Wednesday, May 11, 2011

Shooting digital stills and video? Backup!

Many an article and post written on this topic, but after today I thought I would just add my thoughts to this.

Now that we are shooting stills and video straight to disc there is no tape or film to fall back on, we have to be organised and backup and archive.

The difference?

Backups
Our back up is relevant to our live projects and is in two forms, an hourly occurrence of our working files and at time of ingestion we back up all our digital image and vision files.

Archiving
Our archiving process, this is our chance to consolidate projects and remove them from the system, they are moved onto two external drives, one kept in the studio for ready access and the other drive offsite in case of the worst.

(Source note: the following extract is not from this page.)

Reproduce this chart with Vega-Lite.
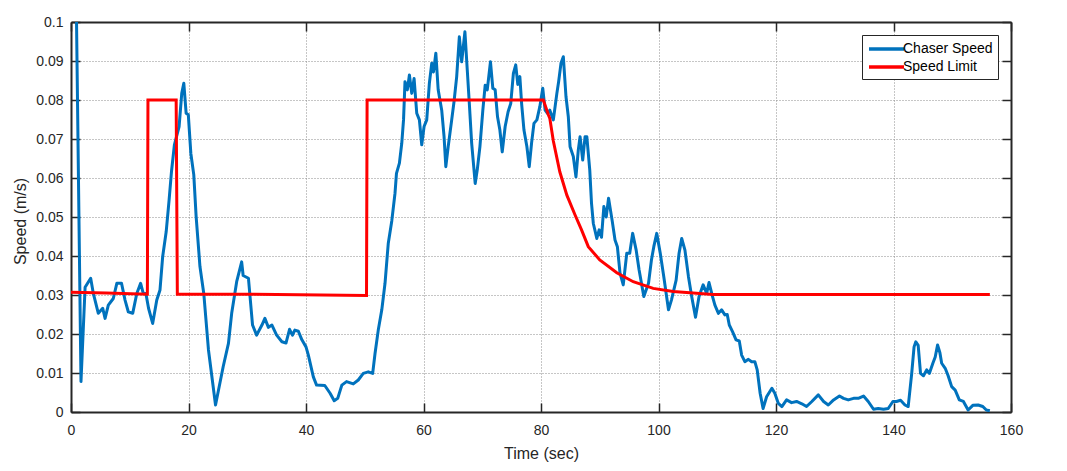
{
  "$schema": "https://vega.github.io/schema/vega-lite/v6.json",
  "width": 940,
  "height": 390,
  "autosize": {"type": "none"},
  "padding": {"left": 71, "top": 22, "right": 56, "bottom": 59},
  "background": "white",
  "config": {
    "view": {"stroke": null},
    "font": "Liberation Sans",
    "axis": {
      "domainColor": "#262626",
      "domainWidth": 2,
      "tickColor": "#262626",
      "tickWidth": 1.5,
      "tickSize": -9,
      "labelFlush": false,
      "labelColor": "#262626",
      "labelFontSize": 14,
      "titleColor": "#262626",
      "titleFontSize": 16,
      "titleFontWeight": "normal",
      "gridColor": "#8c8c8c",
      "gridDash": [1, 2],
      "gridWidth": 1
    },
    "legend": {
      "orient": "none",
      "legendX": 791,
      "legendY": 13,
      "fillColor": "white",
      "strokeColor": "#262626",
      "padding": 5,
      "symbolType": "M-1,0H4",
      "symbolSize": 196,
      "symbolStrokeWidth": 3.5,
      "labelOffset": 18,
      "labelFontSize": 14,
      "labelColor": "#000000",
      "rowPadding": 2,
      "title": null
    }
  },
  "resolve": {"axis": {"x": "independent", "y": "independent"}},
  "layer": [
    {
      "data": {"values": [
        {"t":0.9,"v":0.105},{"t":1.7,"v":0.0078},{"t":2.4,"v":0.032},{"t":3.35,"v":0.0343},{"t":3.8,"v":0.0304},{"t":4.65,"v":0.0253},{"t":5.4,"v":0.0266},{"t":5.8,"v":0.024},{"t":6.35,"v":0.0274},{"t":7.2,"v":0.0291},{"t":7.8,"v":0.033},{"t":8.6,"v":0.033},{"t":9.2,"v":0.0287},{"t":9.75,"v":0.0257},{"t":10.5,"v":0.0253},{"t":11.2,"v":0.0304},{"t":11.85,"v":0.033},{"t":12.3,"v":0.0304},{"t":12.75,"v":0.0304},{"t":13.2,"v":0.0266},{"t":13.9,"v":0.0227},{"t":14.6,"v":0.0287},{"t":15.15,"v":0.0313},{"t":15.6,"v":0.0398},{"t":16.2,"v":0.0462},{"t":16.7,"v":0.0544},{"t":17.1,"v":0.0616},{"t":17.6,"v":0.0685},{"t":18.4,"v":0.0732},{"t":18.85,"v":0.0817},{"t":19.2,"v":0.0843},{"t":19.6,"v":0.0766},{"t":19.97,"v":0.0762},{"t":20.4,"v":0.0663},{"t":20.9,"v":0.0608},{"t":21.3,"v":0.0501},{"t":21.95,"v":0.0373},{"t":22.6,"v":0.0304},{"t":23.4,"v":0.0159},{"t":24.6,"v":0.0018},{"t":25.9,"v":0.0116},{"t":26.8,"v":0.0176},{"t":27.35,"v":0.0253},{"t":28.2,"v":0.0334},{"t":29.05,"v":0.0385},{"t":29.3,"v":0.035},{"t":30.2,"v":0.0343},{"t":30.9,"v":0.0223},{"t":31.6,"v":0.0197},{"t":32.5,"v":0.0223},{"t":33.0,"v":0.024},{"t":33.6,"v":0.0217},{"t":34.2,"v":0.0223},{"t":35.0,"v":0.0197},{"t":35.9,"v":0.018},{"t":36.6,"v":0.0177},{"t":37.2,"v":0.0212},{"t":37.7,"v":0.0197},{"t":38.1,"v":0.021},{"t":38.7,"v":0.0207},{"t":39.3,"v":0.0185},{"t":40.0,"v":0.0167},{"t":40.4,"v":0.0146},{"t":41.25,"v":0.009},{"t":41.8,"v":0.0069},{"t":43.2,"v":0.0068},{"t":44.1,"v":0.0048},{"t":44.8,"v":0.0029},{"t":45.4,"v":0.0035},{"t":46.1,"v":0.0069},{"t":46.9,"v":0.0078},{"t":48.05,"v":0.0072},{"t":48.9,"v":0.0082},{"t":49.75,"v":0.0099},{"t":50.6,"v":0.0103},{"t":51.35,"v":0.0099},{"t":51.75,"v":0.015},{"t":52.3,"v":0.021},{"t":52.9,"v":0.0262},{"t":53.45,"v":0.033},{"t":54.0,"v":0.0432},{"t":54.6,"v":0.049},{"t":55.15,"v":0.0561},{"t":55.4,"v":0.0612},{"t":55.9,"v":0.0638},{"t":56.3,"v":0.0689},{"t":56.6,"v":0.0749},{"t":56.85,"v":0.0847},{"t":57.25,"v":0.0826},{"t":57.6,"v":0.0864},{"t":58.0,"v":0.0817},{"t":58.4,"v":0.0855},{"t":58.85,"v":0.0766},{"t":59.3,"v":0.0749},{"t":59.7,"v":0.0685},{"t":60.1,"v":0.0732},{"t":60.55,"v":0.0749},{"t":61.0,"v":0.0843},{"t":61.4,"v":0.0894},{"t":61.7,"v":0.0872},{"t":62.1,"v":0.092},{"t":62.5,"v":0.0826},{"t":63.1,"v":0.0774},{"t":63.5,"v":0.0706},{"t":63.8,"v":0.0629},{"t":64.2,"v":0.068},{"t":64.8,"v":0.0749},{"t":65.2,"v":0.0796},{"t":65.65,"v":0.086},{"t":66.1,"v":0.0962},{"t":66.5,"v":0.0898},{"t":67.05,"v":0.0975},{"t":67.45,"v":0.0877},{"t":67.8,"v":0.0791},{"t":68.2,"v":0.0689},{"t":68.8,"v":0.0586},{"t":69.15,"v":0.0621},{"t":69.6,"v":0.068},{"t":70.1,"v":0.0774},{"t":70.5,"v":0.0838},{"t":70.85,"v":0.0826},{"t":71.4,"v":0.0898},{"t":71.8,"v":0.083},{"t":72.2,"v":0.0826},{"t":72.6,"v":0.0757},{"t":73.0,"v":0.0723},{"t":73.4,"v":0.0667},{"t":73.9,"v":0.0732},{"t":74.4,"v":0.077},{"t":74.85,"v":0.0791},{"t":75.3,"v":0.0868},{"t":75.7,"v":0.089},{"t":76.05,"v":0.084},{"t":76.4,"v":0.086},{"t":76.7,"v":0.0791},{"t":77.1,"v":0.0723},{"t":77.6,"v":0.068},{"t":78.0,"v":0.0629},{"t":78.4,"v":0.069},{"t":78.8,"v":0.074},{"t":79.3,"v":0.0749},{"t":79.8,"v":0.0783},{"t":80.3,"v":0.083},{"t":80.7,"v":0.0774},{"t":81.1,"v":0.0766},{"t":81.5,"v":0.0774},{"t":82.1,"v":0.0749},{"t":82.7,"v":0.0817},{"t":83.0,"v":0.0847},{"t":83.4,"v":0.0894},{"t":83.8,"v":0.0911},{"t":84.25,"v":0.0809},{"t":84.65,"v":0.0757},{"t":84.95,"v":0.068},{"t":85.5,"v":0.0655},{"t":85.95,"v":0.0603},{"t":86.35,"v":0.0672},{"t":86.65,"v":0.0706},{"t":87.1,"v":0.0646},{"t":87.5,"v":0.0706},{"t":87.8,"v":0.0706},{"t":88.3,"v":0.062},{"t":88.6,"v":0.0535},{"t":88.9,"v":0.0484},{"t":89.5,"v":0.0445},{"t":89.9,"v":0.0467},{"t":90.3,"v":0.0448},{"t":90.7,"v":0.0527},{"t":91.1,"v":0.05},{"t":91.5,"v":0.0548},{"t":92.1,"v":0.0492},{"t":92.6,"v":0.0441},{"t":93.0,"v":0.0424},{"t":93.45,"v":0.0356},{"t":94.0,"v":0.0326},{"t":94.6,"v":0.0407},{"t":95.1,"v":0.0407},{"t":95.6,"v":0.0458},{"t":96.2,"v":0.0415},{"t":96.7,"v":0.0364},{"t":97.5,"v":0.0296},{"t":98.3,"v":0.033},{"t":98.8,"v":0.039},{"t":99.2,"v":0.0424},{"t":99.7,"v":0.0458},{"t":100.3,"v":0.0407},{"t":100.9,"v":0.0347},{"t":101.7,"v":0.0262},{"t":102.2,"v":0.0287},{"t":103.0,"v":0.0338},{"t":103.5,"v":0.0407},{"t":103.95,"v":0.0445},{"t":104.5,"v":0.0415},{"t":105.1,"v":0.0347},{"t":105.65,"v":0.0296},{"t":106.3,"v":0.0243},{"t":106.9,"v":0.0296},{"t":107.6,"v":0.0326},{"t":108.2,"v":0.0304},{"t":108.6,"v":0.0332},{"t":109.2,"v":0.0296},{"t":109.6,"v":0.0274},{"t":110.2,"v":0.0253},{"t":110.75,"v":0.0262},{"t":111.3,"v":0.0249},{"t":111.7,"v":0.025},{"t":112.05,"v":0.0223},{"t":112.6,"v":0.0206},{"t":113.2,"v":0.0185},{"t":113.75,"v":0.0182},{"t":114.15,"v":0.0146},{"t":114.7,"v":0.0129},{"t":115.3,"v":0.0135},{"t":115.85,"v":0.0129},{"t":116.4,"v":0.0129},{"t":116.8,"v":0.0108},{"t":117.3,"v":0.0048},{"t":117.8,"v":0.0009},{"t":118.4,"v":0.0039},{"t":119.3,"v":0.0061},{"t":119.8,"v":0.0048},{"t":120.4,"v":0.0022},{"t":121.0,"v":0.0014},{"t":121.8,"v":0.0031},{"t":122.65,"v":0.0024},{"t":123.5,"v":0.0027},{"t":124.4,"v":0.0021},{"t":125.2,"v":0.0014},{"t":126.1,"v":0.0027},{"t":127.2,"v":0.0044},{"t":128.1,"v":0.0027},{"t":128.9,"v":0.0018},{"t":129.8,"v":0.0031},{"t":130.8,"v":0.0041},{"t":131.5,"v":0.0035},{"t":132.3,"v":0.0031},{"t":133.2,"v":0.0035},{"t":134.0,"v":0.0035},{"t":134.9,"v":0.0041},{"t":135.7,"v":0.0027},{"t":136.6,"v":0.0007},{"t":137.4,"v":0.0009},{"t":138.3,"v":0.0007},{"t":139.1,"v":0.0009},{"t":139.9,"v":0.0027},{"t":140.5,"v":0.0027},{"t":141.2,"v":0.003},{"t":141.95,"v":0.0018},{"t":142.5,"v":0.0014},{"t":143.1,"v":0.0099},{"t":143.5,"v":0.0167},{"t":143.8,"v":0.018},{"t":144.2,"v":0.0171},{"t":144.6,"v":0.0099},{"t":145.1,"v":0.0093},{"t":145.65,"v":0.0108},{"t":146.1,"v":0.0099},{"t":146.7,"v":0.0125},{"t":147.1,"v":0.0141},{"t":147.5,"v":0.0172},{"t":147.9,"v":0.0152},{"t":148.2,"v":0.0125},{"t":148.8,"v":0.0112},{"t":149.3,"v":0.0093},{"t":149.9,"v":0.0065},{"t":150.5,"v":0.0056},{"t":151.2,"v":0.0031},{"t":151.9,"v":0.0027},{"t":152.7,"v":0.0005},{"t":153.5,"v":0.0017},{"t":154.4,"v":0.0018},{"t":155.2,"v":0.0014},{"t":155.8,"v":0.0005},{"t":156.4,"v":0.0003}
      ]},
      "mark": {"type": "line", "strokeWidth": 3, "clip": true, "strokeJoin": "round"},
      "encoding": {
        "x": {"field": "t", "type": "quantitative", "scale": {"domain": [0, 160], "nice": false},
          "axis": {"orient": "bottom", "title": "Time (sec)", "values": [0,20,40,60,80,100,120,140,160], "grid": true, "labelPadding": 20, "titleBaseline": "alphabetic", "titleY": 46}},
        "y": {"field": "v", "type": "quantitative", "scale": {"domain": [0, 0.1], "nice": false},
          "axis": {"orient": "left", "title": "Speed (m/s)", "values": [0,0.01,0.02,0.03,0.04,0.05,0.06,0.07,0.08,0.09,0.1], "format": "~g", "grid": true, "labelPadding": 17, "titleBaseline": "alphabetic", "titleX": -46, "titleY": 199}},
        "color": {"datum": "Chaser Speed", "type": "nominal", "scale": {"domain": ["Chaser Speed", "Speed Limit"], "range": ["#0072BD", "#FF0000"]}}
      }
    },
    {
      "data": {"values": [
        {"t":0,"v":0.0307},{"t":6,"v":0.0305},{"t":13.0,"v":0.0302},{"t":13.1,"v":0.08},{"t":17.9,"v":0.08},{"t":18.1,"v":0.0302},{"t":30,"v":0.0302},{"t":50.3,"v":0.0299},{"t":50.4,"v":0.08},{"t":80.4,"v":0.08},{"t":81.25,"v":0.0762},{"t":81.5,"v":0.0753},{"t":82.1,"v":0.0695},{"t":83.2,"v":0.0616},{"t":84.4,"v":0.0556},{"t":85.8,"v":0.0505},{"t":86.9,"v":0.0467},{"t":88.05,"v":0.0424},{"t":90.0,"v":0.039},{"t":92.9,"v":0.0357},{"t":95.7,"v":0.0334},{"t":99.1,"v":0.0317},{"t":102.5,"v":0.0309},{"t":105.9,"v":0.0305},{"t":109.3,"v":0.0301},{"t":156.4,"v":0.0301}
      ]},
      "mark": {"type": "line", "strokeWidth": 3, "clip": true},
      "encoding": {
        "x": {"field": "t", "type": "quantitative", "scale": {"domain": [0, 160], "nice": false},
          "axis": {"orient": "top", "title": null, "labels": false, "grid": false, "values": [0,20,40,60,80,100,120,140,160]}},
        "y": {"field": "v", "type": "quantitative", "scale": {"domain": [0, 0.1], "nice": false},
          "axis": {"orient": "right", "title": null, "labels": false, "grid": false, "values": [0,0.01,0.02,0.03,0.04,0.05,0.06,0.07,0.08,0.09,0.1]}},
        "color": {"datum": "Speed Limit", "type": "nominal"}
      }
    }
  ]
}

Does it take long, yes and no, the majority of the process occurs in the background and allows me to work over the top of it, albeit with a hit to performance of the system. The copy process takes a while, identifying what to copy, pretty quick and easy.

Quantity
Well the thing that prompted me to write this today was the fact that I am moving over 1TB of data around, archiving jobs off the system and backing up vision from a shoot. How often do I move this quantity, probably monthly, high definition video takes up a huge amount of disc space. How many drives, sitting next to me are over 30 drives, giving around 40-50TB of storage, this is then duplicated offsite as well.

Where to
We decided on using an external Hard Drive solution, whilst it may not have the benefits of tape it does have other key benefits,
simplicity of implementation;
ease of use;
data is available by simply plugging in the drive;

For us this last point was the winner, for us being able to access material quickly is critical, clients will often call asking for a job to be accessed, for any number of reasons, and for it to be turned around quickly. In reality even if they were not asking for it quickly the fact that the jobs are on hard discs reduces the amount of time it takes for us to reinstate a project making better use of out time.

Is this system infallible?
NO, NO, NO, hard drives will fail, note that I said will, that they do is not questionable, it is a matter of when not if. This is an additional reason for the offsite drive, when the drive in the studio eventually does fail we will bring in the offsite and make another two copies immediately, discarding the second drive.

Cost effective?
Yes it is, now, when we were tape based for video, no it was not, but then all vision was backed up on the original tape anyway.

The future
As network speeds and capacities increase and costs reduce I will move the backup and archiving to a cloud solution, this is already a viable option for the average home user with a few GB to look after, but the video that we now all shoot to disc based cameras, well that will still be a couple of years away.